Melsida Asatrian's picture

On September 4, 2019, the Department of Homeland Security (DHS) published a 60-day notice and request for comments on a proposal to extend social media vetting policies to additional immigration applications [PDF version]. We have discussed the U.S. Department of State's (DOS's) social media vetting policies for immigrant and nonimmigrant visa applicants undergoing consular processing in a separate article [see article]. DHS has been running pilot programs regarding social media vetting since at least December 2016 [see e.g. PDF version].1

The DHS's proposal would adopt nearly identical social media vetting policies for the following forms:

Form N-400, Application for Naturalization
Form I-131, Application for Travel Document
Form I-192, Application for Advance Permission to Enter as a Nonimmigrant
Form I-485, Application to Register Permanent Residence or Adjust Status
Form I-589, Application for Asylum and for Withholding of Removal
Form I-590, Registration for Classification as Refugee
Form I-730, Refugee/Asylee Relative Petition
Form I-751, Petition to Remove Conditions on Residence
Form I-829, Petition by Entrepreneur to Remove Conditions on Permanent Resident Status

The DHS is accepting comments on the proposed information collection through November 4, 2019. The proposal would significantly expand social media vetting to several important types of USCIS forms, notably including applications for immigrant visas and adjustment of status, applications for asylum, and applications for naturalization.

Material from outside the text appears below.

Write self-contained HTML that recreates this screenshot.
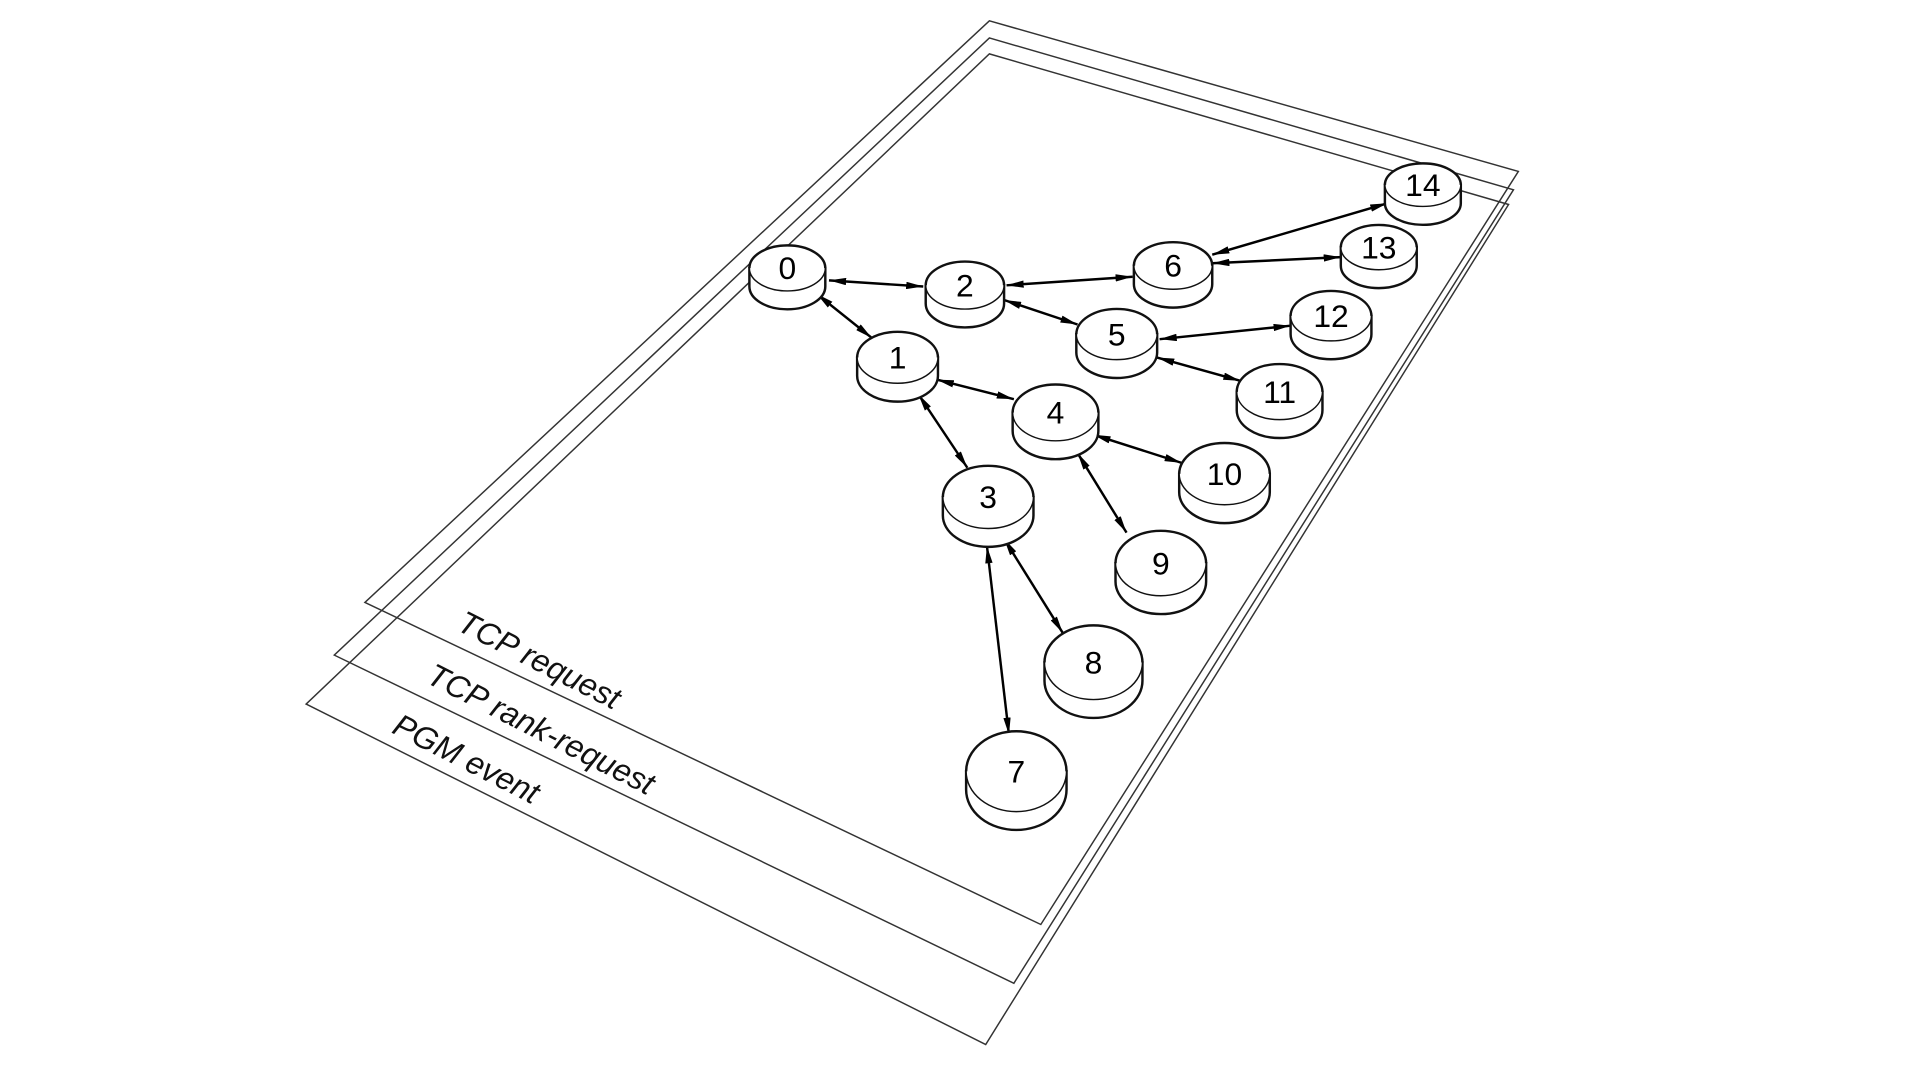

Those seeking immigrant visa status in the United States should be aware that the Government may consider whether information on their social media profiles weighs against their being granted immigration benefits, status, or admission. In cases where social media vetting questions are asked, both DOS and DHS have stated that a failure to answer the questions may be counted against the applicant. A noncitizen may consult with an experienced immigration attorney for case-specific guidance and to ensure that his or her rights and interests are protected throughout the entire application process.

We will update the website with more information on social media vetting in the immigration benefits and application processes as it becomes available.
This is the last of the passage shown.